Enemy of God
By Bernard Cornwell
St. Martin’s Press
Enemy of God is the second book in the Warlord series by Cornwell. It picks up where The Winter King left off with Derfel telling the story of Arthur to Queen Igraine of Powys, his patron.
In The Winter King, Arthur was working to protect the child Mordred, the eventual leader of Dumnonia, and to secure peace in the land he loves. In Enemy of God, that peace has been secured but there are still battles to be fought — some with the Saxons and many with Arthur’s own family and friends.
Derfel, who has an everlasting trust in Merlin, goes with him in search of Britain’s greatest treasure, the Cauldron of Clyddno Eiddyn, which Merlin believes will bring the gods back to the land. Derfel is reunited with his love, Ceinwyn, during this time and while it’s not always a happy or easy life for him, you can’t help but admire him and want to hear his story.
We also learn more about Arthur and Guinevere, their sad love story, and how it brings the ruin of what many people, but mostly Guinevere, referred to as Camelot.
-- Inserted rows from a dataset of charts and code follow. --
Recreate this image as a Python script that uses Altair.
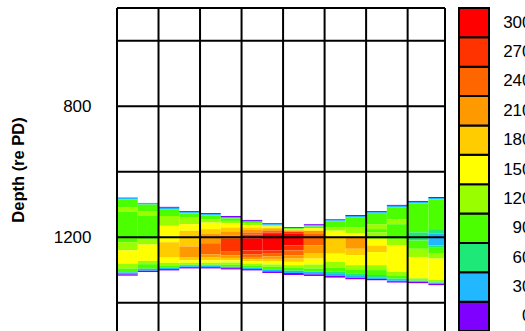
import altair as alt
import pandas as pd

# Colour levels (value -> fill)
LEVELS = [0, 30, 60, 90, 120, 150, 180, 210, 240, 270, 300]
COLORS = ["#7F00FF", "#22B8FF", "#1EE878", "#4CFF00", "#99FF00", "#FFFF00",
          "#FFCC00", "#FF9900", "#FF6600", "#FF3300", "#FF0000"]

# Range columns (width 0.5) : each column is a list of (top depth, level),
# followed by the bottom depth of the last segment.
COL_WIDTH = 0.5
COL_SEGMENTS = [
    [(1078, 30), (1084, 90), (1108, 120), (1122, 90), (1215, 120), (1240, 150), (1280, 120), (1295, 90), (1307, 30), (1313, 0)],
    [(1095, 30), (1100, 90), (1120, 120), (1135, 90), (1205, 120), (1222, 150), (1272, 120), (1282, 90), (1296, 30), (1302, 0)],
    [(1107, 0), (1110, 30), (1114, 90), (1135, 120), (1165, 150), (1215, 180), (1262, 150), (1278, 120), (1286, 90), (1292, 30), (1297, 0)],
    [(1120, 0), (1123, 30), (1127, 90), (1140, 120), (1160, 150), (1180, 180), (1228, 210), (1262, 180), (1270, 150), (1278, 120), (1284, 90), (1288, 30), (1291, 0)],
    [(1126, 0), (1129, 30), (1133, 90), (1145, 120), (1155, 150), (1175, 180), (1190, 210), (1218, 240), (1252, 210), (1262, 180), (1270, 150), (1278, 120), (1283, 90), (1287, 30), (1291, 0)],
    [(1135, 0), (1138, 30), (1142, 90), (1150, 120), (1157, 150), (1170, 180), (1182, 210), (1195, 240), (1205, 270), (1242, 240), (1255, 210), (1263, 180), (1270, 150), (1277, 120), (1284, 90), (1290, 30), (1294, 0)],
    [(1147, 0), (1150, 30), (1153, 90), (1158, 120), (1163, 150), (1170, 180), (1177, 210), (1185, 240), (1192, 270), (1203, 300), (1240, 270), (1252, 240), (1260, 210), (1267, 180), (1273, 150), (1280, 120), (1287, 90), (1293, 30), (1297, 0)],
    [(1157, 0), (1160, 30), (1163, 120), (1167, 150), (1171, 180), (1175, 210), (1180, 240), (1185, 270), (1190, 300), (1240, 270), (1250, 240), (1258, 210), (1266, 180), (1274, 150), (1283, 120), (1290, 90), (1298, 30), (1304, 0)],
    [(1169, 0), (1172, 90), (1175, 150), (1179, 210), (1183, 270), (1188, 300), (1225, 270), (1240, 240), (1255, 210), (1265, 180), (1275, 150), (1285, 120), (1293, 90), (1302, 30), (1309, 0)],
    [(1160, 0), (1163, 30), (1167, 90), (1172, 150), (1180, 210), (1188, 240), (1225, 210), (1250, 180), (1265, 150), (1283, 120), (1295, 90), (1305, 30), (1313, 0)],
    [(1145, 0), (1148, 30), (1152, 90), (1170, 120), (1180, 150), (1200, 180), (1250, 150), (1275, 120), (1292, 90), (1305, 60), (1312, 30), (1318, 0)],
    [(1132, 0), (1135, 30), (1140, 90), (1170, 120), (1188, 150), (1200, 210), (1235, 180), (1255, 150), (1285, 120), (1298, 90), (1310, 60), (1318, 30), (1324, 0)],
    [(1120, 0), (1123, 30), (1128, 90), (1160, 120), (1175, 90), (1185, 120), (1205, 150), (1225, 180), (1245, 150), (1285, 120), (1300, 90), (1315, 60), (1322, 30), (1327, 0)],
    [(1101, 0), (1104, 30), (1108, 90), (1145, 120), (1160, 90), (1205, 120), (1225, 150), (1305, 120), (1318, 90), (1326, 60), (1331, 30), (1334, 0)],
    [(1089, 0), (1092, 30), (1096, 90), (1185, 60), (1210, 90), (1235, 120), (1260, 150), (1325, 120), (1332, 60), (1336, 0)],
    [(1077, 0), (1080, 30), (1084, 90), (1175, 60), (1188, 30), (1225, 60), (1232, 90), (1250, 120), (1265, 150), (1330, 120), (1338, 30), (1342, 0)],
]
COL_BOTTOM = [1317, 1306, 1301, 1295, 1295, 1298, 1301, 1309, 1315, 1318, 1323, 1328, 1331, 1338, 1340, 1346]

X_MAX = 7.9                                   # right edge of the range axis
RANGE_LINES = [0, 1, 2, 3, 4, 5, 6, 7, X_MAX]
DEPTH_LINES = [500, 600, 800, 1000, 1200, 1400]
DEPTH_LABELS = [800, 1200]

# layout (pixels)
VIEW_W, VIEW_H = 408, 323      # whole drawing area right of the depth axis
PLOT_W = 328                   # width of the range/depth panel
BAR_X0, BAR_X1 = 342, 372      # colour bar position inside the drawing area

rows = []
for i, (segs, bottom) in enumerate(zip(COL_SEGMENTS, COL_BOTTOM)):
    for j, (top, level) in enumerate(segs):
        end = segs[j + 1][0] if j + 1 < len(segs) else bottom
        rows.append({"x0": i * COL_WIDTH, "x1": min((i + 1) * COL_WIDTH, X_MAX),
                     "d0": top, "d1": end, "level": level})
field = pd.DataFrame(rows)

FONT = "Liberation Sans"
color = alt.Color("level:O", scale=alt.Scale(domain=LEVELS, range=COLORS), legend=None)
xscale = alt.Scale(domain=[0, X_MAX], range=[0, PLOT_W], nice=False, zero=False)
yscale = alt.Scale(domain=[500, 1486], reverse=True, nice=False, zero=False)

heat = alt.Chart(field).mark_rect(strokeWidth=0).encode(
    x=alt.X("x0:Q", scale=xscale, axis=None),
    x2="x1:Q",
    y=alt.Y("d0:Q", scale=yscale,
            axis=alt.Axis(values=DEPTH_LABELS, ticks=False, domain=False, grid=False,
                          labelFont=FONT, labelFontSize=17, labelColor="black",
                          labelPadding=26, format="d",
                          title="Depth (re PD)", titleFont=FONT, titleFontSize=16.5,
                          titleFontWeight="bold", titleColor="black", titlePadding=27)),
    y2="d1:Q",
    color=color,
)

vlines = alt.Chart(pd.DataFrame({"r": RANGE_LINES})).mark_rule(
    color="black", strokeWidth=2).encode(x=alt.X("r:Q", scale=xscale))

hlines = alt.Chart(pd.DataFrame({"d": DEPTH_LINES})).mark_rule(
    color="black", strokeWidth=2).encode(
    y=alt.Y("d:Q", scale=yscale),
    x=alt.datum(RANGE_LINES[0], scale=xscale),
    x2=alt.datum(RANGE_LINES[-1]),
)

panel = alt.layer(heat, hlines, vlines)

colorbar = alt.Chart(pd.DataFrame({"level": LEVELS})).mark_rect(
    stroke="black", strokeWidth=2).encode(
    y=alt.Y("level:O", sort="descending",
            scale=alt.Scale(paddingInner=0, paddingOuter=0),
            axis=alt.Axis(orient="right", ticks=False, domain=False, title=None,
                          labelFont=FONT, labelFontSize=17, labelColor="black",
                          labelAlign="right", labelPadding=6)),
    x=alt.value(BAR_X0),
    x2=alt.value(BAR_X1),
    color=color,
)

chart = alt.layer(panel, colorbar).resolve_scale(
    x="independent", y="independent"
).properties(
    width=VIEW_W, height=VIEW_H,
    autosize=alt.AutoSizeParams(type="none"),
    padding={"left": 117, "top": 8, "right": 0, "bottom": 0},
).configure(background="white").configure_view(stroke=None)

chart.save("out.html", embed_options={"renderer": "svg", "actions": False})
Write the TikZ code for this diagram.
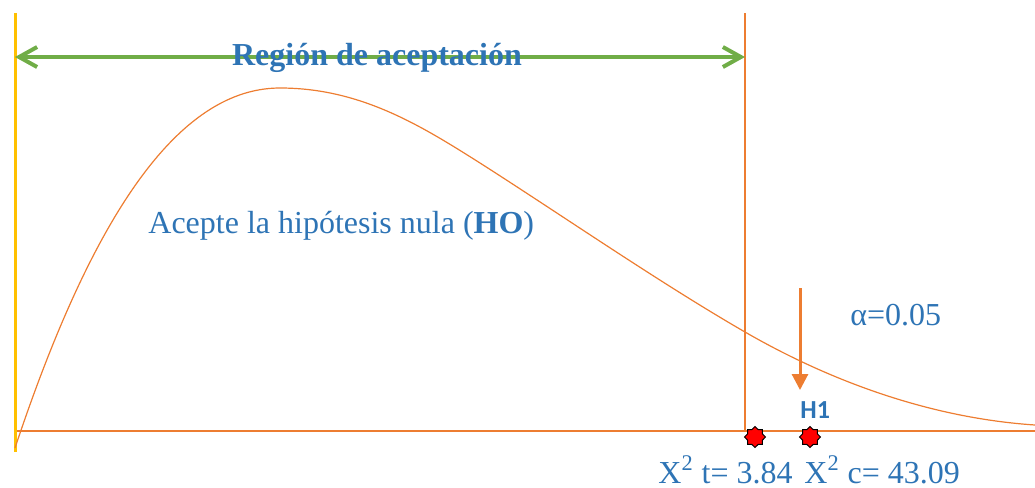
\documentclass[tikz,border=0pt]{standalone}
\usepackage{fontspec}
\setmainfont{Liberation Serif}
\newfontfamily\calibri{Carlito}
\usepackage{xcolor}
\usepackage{tikz}
\usetikzlibrary{shapes.geometric, arrows.meta, positioning}
\definecolor{txtblue}{RGB}{46,116,181}
\definecolor{offorange}{RGB}{237,125,49}
\definecolor{offgreen}{RGB}{112,173,71}
\definecolor{offyellow}{RGB}{255,192,0}
\tikzstyle{label} = [text=txtblue, font=\fontsize{16}{19}\selectfont, inner sep=0pt]
\tikzstyle{curve} = [draw=offorange, line width=0.6pt]
\tikzstyle{axisline} = [draw=offorange, line width=0.8pt]
\tikzstyle{marker} = [star, star points=8, star point ratio=1.3, minimum size=10.5pt, inner sep=0pt, fill=red, draw=black, line width=0.5pt]
\tikzstyle{regionarrow} = [draw=offgreen, line width=2pt, {Straight Barb[length=9pt,width=10pt]}-{Straight Barb[length=9pt,width=10pt]}]
\tikzstyle{alphaarrow} = [draw=offorange, line width=1.5pt, -{Triangle[length=8pt,width=8pt]}]

\begin{document}
\begin{tikzpicture}[x=0.5pt, y=-0.5pt]
	\useasboundingbox (0,0) rectangle (1035,488);
	
	% Axes
	\coordinate (ytop) at (15,13);
	\coordinate (ybot) at (15,452);
	\coordinate (xleft) at (15,431);
	\coordinate (xright) at (1035,431);
	\coordinate (crittop) at (745,13);
	\coordinate (critbot) at (745,431);
	\draw [axisline] (xleft) -- (xright);
	\draw [axisline] (crittop) -- (critbot);
	\draw [draw=offyellow, line width=1.5pt] (ytop) -- (ybot);
	
	% Curve
	\draw [curve] (15,448) .. controls (85,238) and (170,88) .. (280,88)
		.. controls (360,88) and (420,125) .. (480,163)
		.. controls (560,214) and (660,283) .. (745,332)
		.. controls (830,381) and (930,418) .. (1035,425);
	
	% Nodes
	\coordinate (regleft) at (15,57);
	\coordinate (regright) at (745,57);
	\coordinate (alphatop) at (800,288);
	\coordinate (alphatip) at (800,390);
	\node (accept) [label, anchor=base west] at (148,233) {Acepte la hipótesis nula (\textbf{HO})};
	\node (alpha) [label, anchor=base west] at (850,325) {α=0.05};
	\node (hone) [label, anchor=base west, font=\calibri\bfseries\fontsize{13}{15}\selectfont] at (800,418) {H1};
	\node (mt) [marker] at (755,437) {};
	\node (mc) [marker] at (810,437) {};
	\node (xt) [label, anchor=base west] at (658,483) {X\textsuperscript{2} t= 3.84};
	\node (xc) [label, anchor=base west] at (804,483) {X\textsuperscript{2} c= 43.09};
	
	% Arrows
	\draw [regionarrow] (regleft) -- (regright);
	\node (region) [label, font=\fontsize{16}{19}\selectfont\bfseries] at (377,58) {Región de aceptación};
	\draw [alphaarrow] (alphatop) -- (alphatip);
	
\end{tikzpicture}
\end{document}
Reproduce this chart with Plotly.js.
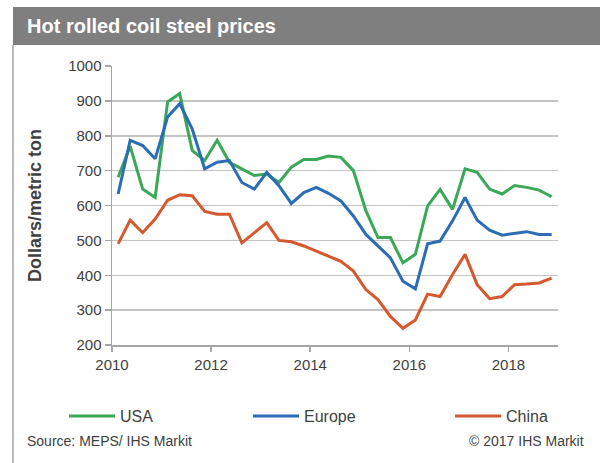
<!DOCTYPE html>
<html>
<head>
<meta charset="utf-8">
<script src="https://cdn.plot.ly/plotly-3.0.1.min.js"></script>
<style>html,body{margin:0;padding:0;background:#fff;}#chart{width:600px;height:463px;}</style>
</head>
<body>
<div id="chart"></div>
<script>
const dates = [
  '2010-02-15','2010-05-15','2010-08-15','2010-11-15',
  '2011-02-15','2011-05-15','2011-08-15','2011-11-15',
  '2012-02-15','2012-05-15','2012-08-15','2012-11-15',
  '2013-02-15','2013-05-15','2013-08-15','2013-11-15',
  '2014-02-15','2014-05-15','2014-08-15','2014-11-15',
  '2015-02-15','2015-05-15','2015-08-15','2015-11-15',
  '2016-02-15','2016-05-15','2016-08-15','2016-11-15',
  '2017-02-15','2017-05-15','2017-08-15','2017-11-15',
  '2018-02-15','2018-05-15','2018-08-15','2018-11-15'
];
const usa = [681,770,647,623, 897,921,758,729, 787,724,705,686, 690,666,710,732,
             732,742,738,700, 585,508,508,436, 460,599,646,589, 705,695,647,633,
             657,652,644,625];
const europe = [633,787,772,734, 854,892,820,705, 724,729,666,647, 695,657,606,637,
                652,635,613,570, 517,484,450,383, 361,490,498,556, 623,558,529,515,
                519,525,517,517];
const china = [490,558,522,561, 615,631,628,583, 575,575,493,522, 551,500,496,484,
               469,455,440,412, 359,330,282,248, 272,346,339,402, 460,373,333,339,
               373,375,378,392];
const seriesNames = ['USA','Europe','China'];
const yTicks = [200,300,400,500,600,700,800,900,1000];

const FONT = 'Liberation Sans, Arial, sans-serif';
const colors = ['#3aa857','#2a6db5','#d6582f'];
const seriesData = [usa, europe, china];
const legendIds = ['legend','legend2','legend3'];
const legendX = [64, 248, 450];

const traces = seriesData.map((vals, i) => ({
  type: 'scatter', mode: 'lines', name: seriesNames[i],
  x: dates, y: vals, legend: legendIds[i],
  line: {color: colors[i], width: 3}
}));

function legendFor(px) {
  return {
    orientation: 'h', xref: 'container', yref: 'container',
    x: px / 600, xanchor: 'left', y: 1 - 416 / 463, yanchor: 'middle',
    font: {family: FONT, size: 16, color: '#404040'},
    itemwidth: 46,
    bgcolor: 'rgba(0,0,0,0)'
  };
}

const layout = {
  width: 600, height: 463,
  margin: {l: 112, r: 42, t: 66, b: 118},
  paper_bgcolor: '#ffffff', plot_bgcolor: '#ffffff',
  font: {family: FONT, color: '#404040', size: 15},
  title: {
    text: '<b>Hot rolled coil steel prices</b>',
    font: {family: FONT, size: 20, color: '#ffffff'},
    x: 0.045, xanchor: 'left', xref: 'container',
    y: 0.944, yanchor: 'middle', yref: 'container'
  },
  xaxis: {
    type: 'date',
    range: ['2010-01-01','2019-01-01'],
    dtick: 'M24', tick0: '2010-01-01', tickformat: '%Y',
    showgrid: false, zeroline: false,
    showline: true, linecolor: '#a6a6a6', linewidth: 1.5,
    ticks: 'outside', ticklen: 5, tickcolor: '#a6a6a6', tickwidth: 1.5,
    tickfont: {family: FONT, size: 15, color: '#404040'}
  },
  yaxis: {
    range: [200, 1000],
    tickvals: yTicks,
    showgrid: true, gridcolor: '#c4c4c4', gridwidth: 1.5,
    zeroline: false,
    showline: true, linecolor: '#a6a6a6', linewidth: 1.5,
    ticks: 'outside', ticklen: 6, tickcolor: '#a6a6a6', tickwidth: 1.5,
    tickfont: {family: FONT, size: 15, color: '#404040'},
    title: {text: '<b>Dollars/metric ton</b>', font: {family: FONT, size: 18, color: '#404040'}, standoff: 22}
  },
  showlegend: true,
  legend: legendFor(legendX[0]),
  legend2: legendFor(legendX[1]),
  legend3: legendFor(legendX[2]),
  shapes: [
    {type: 'rect', xref: 'paper', yref: 'paper', x0: -0.222, x1: 1.1, y0: 1.0753, y1: 1.2115,
     fillcolor: '#7f7f7f', line: {width: 0}, layer: 'below'},
    {type: 'line', xref: 'paper', yref: 'paper', x0: -0.222, x1: -0.222, y0: 1.0753, y1: -0.43,
     line: {color: '#a6a6a6', width: 1.5}, layer: 'below'}
  ],
  annotations: [
    {text: 'Source: MEPS/ IHS Markit', xref: 'paper', yref: 'paper', x: -0.195, y: -0.344,
     xanchor: 'left', yanchor: 'middle', showarrow: false,
     font: {family: FONT, size: 14, color: '#404040'}},
    {text: '© 2017 IHS Markit', xref: 'paper', yref: 'paper', x: 1.063, y: -0.344,
     xanchor: 'right', yanchor: 'middle', showarrow: false,
     font: {family: FONT, size: 14, color: '#404040'}}
  ]
};

Plotly.newPlot('chart', traces, layout, {staticPlot: true, displayModeBar: false});
</script>
</body>
</html>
Oddly, you’ll also notice that the 10 years of peace that Arthur brings to the land are still rife with fighting, just smaller scale but it’s still there and Derfel doesn’t let the reader forget it was a rough life. The ending is full of betrayal and brings about a change in Arthur, less kind and more brutal but justified — the emergence of the warlord leader you have been waiting for. He is no longer protecting the land for Mordred who is now grown and assumed the thrown, but fighting in his own name for his own cause.
The rise of Christianity and the fall of the Pagan gods drives a good portion of the story. I found the small rituals that each character performs to ward off evil and ill-luck from the other religion fascinating. I don’t think I’ve read about so many people spitting, crossing themselves, and touching iron in any other book. The good part here, is that it’s part of who these characters are and adds to the story without distracting attention.
I’m working my way through this series for the Arthurian Challenge and I’m loving it. I’ve had the pleasure of being able to read all three book back to back which has kept the story going without interruption making it very easy to just open the book and get lost. If you’re looking for a good historical read, Cornwell delivers with this series. Even if you’re not an Arthur fan, it still works very well providing a picture of life that’s just brutal but so satisfying.